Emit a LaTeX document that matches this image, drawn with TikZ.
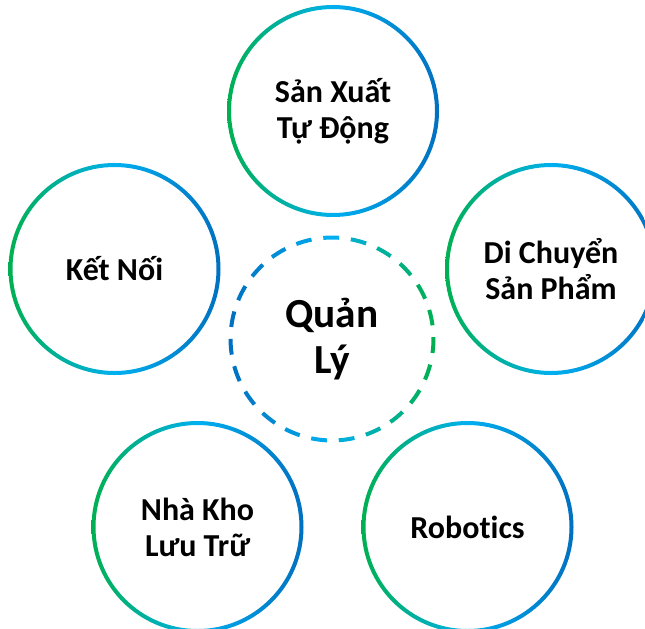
\documentclass[tikz,border=0pt]{standalone}
\usepackage{fontspec}
\setmainfont{Carlito}[Ligatures={NoCommon,NoRare,NoContextual}]
\definecolor{cg}{HTML}{00B050}
\definecolor{cc}{HTML}{00B0F0}
\definecolor{cb}{HTML}{0070C0}
\tikzset{
  lbl/.style={font=\fontsize{24}{27}\selectfont\bfseries, align=center, text=black, inner sep=0pt},
  biglbl/.style={font=\fontsize{31}{35}\selectfont\bfseries, align=center, text=black, inner sep=0pt},
  ringshade/.style={even odd rule, left color=cg, right color=cb, middle color=cc},
}
\newcommand\gradring[1]{\shade[ringshade] (#1) circle (79.5pt) (#1) circle (76.5pt);}
\begin{document}
\begin{tikzpicture}[x=0.75pt,y=-0.75pt]
\useasboundingbox (0,0) rectangle (645,628);
\fill[white] (0,0) rectangle (645,628);
\clip (0,0) rectangle (645,628);
\node[lbl] (T) at (333,111) {Sản Xuất\\Tự Động};
\node[lbl] (K) at (114.5,269) {Kết Nối};
\node[lbl] (D) at (551,269) {Di Chuyển\\Sản Phẩm};
\node[lbl] (N) at (197.5,527) {Nhà Kho\\Lưu Trữ};
\node[lbl] (R) at (467.5,527) {Robotics};
\node[biglbl] (Q) at (332,339) {Quản\\Lý};
\gradring{T}
\gradring{K}
\gradring{D}
\gradring{N}
\gradring{R}
\foreach \i in {0,...,22}{
  \pgfmathsetmacro\a{86+\i*15.652}
  \pgfmathsetmacro\m{100*cos(\a+4.47)}
  \pgfmathsetmacro\p{abs(\m)}
  \ifdim\m pt<0pt
    \colorlet{dc}{cb!\p!cc}
  \else
    \colorlet{dc}{cg!\p!cc}
  \fi
  \draw[dc, line width=3pt] ([shift={(\a:76.1pt)}]Q.center) arc[start angle=\a, delta angle=8.94, radius=76.1pt];
}
\end{tikzpicture}
\end{document}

————

- [DIRECTIVE]:
Reproduce every line of the material precisely, omitting its pictures.

- [ANSWER TO THE PROBLEM]:
Emit a LaTeX document that matches this image, drawn with TikZ.
\documentclass[tikz,border=0pt]{standalone}
\usepackage{fontspec}
\setmainfont{Carlito}[Ligatures={NoCommon,NoRare,NoContextual}]
\definecolor{cg}{HTML}{00B050}
\definecolor{cc}{HTML}{00B0F0}
\definecolor{cb}{HTML}{0070C0}
\tikzset{
  lbl/.style={font=\fontsize{24}{27}\selectfont\bfseries, align=center, text=black, inner sep=0pt},
  biglbl/.style={font=\fontsize{31}{35}\selectfont\bfseries, align=center, text=black, inner sep=0pt},
  ringshade/.style={even odd rule, left color=cg, right color=cb, middle color=cc},
}
\newcommand\gradring[1]{\shade[ringshade] (#1) circle (79.5pt) (#1) circle (76.5pt);}
\begin{document}
\begin{tikzpicture}[x=0.75pt,y=-0.75pt]
\useasboundingbox (0,0) rectangle (645,628);
\fill[white] (0,0) rectangle (645,628);
\clip (0,0) rectangle (645,628);
\node[lbl] (T) at (333,111) {Sản Xuất\\Tự Động};
\node[lbl] (K) at (114.5,269) {Kết Nối};
\node[lbl] (D) at (551,269) {Di Chuyển\\Sản Phẩm};
\node[lbl] (N) at (197.5,527) {Nhà Kho\\Lưu Trữ};
\node[lbl] (R) at (467.5,527) {Robotics};
\node[biglbl] (Q) at (332,339) {Quản\\Lý};
\gradring{T}
\gradring{K}
\gradring{D}
\gradring{N}
\gradring{R}
\foreach \i in {0,...,22}{
  \pgfmathsetmacro\a{86+\i*15.652}
  \pgfmathsetmacro\m{100*cos(\a+4.47)}
  \pgfmathsetmacro\p{abs(\m)}
  \ifdim\m pt<0pt
    \colorlet{dc}{cb!\p!cc}
  \else
    \colorlet{dc}{cg!\p!cc}
  \fi
  \draw[dc, line width=3pt] ([shift={(\a:76.1pt)}]Q.center) arc[start angle=\a, delta angle=8.94, radius=76.1pt];
}
\end{tikzpicture}
\end{document}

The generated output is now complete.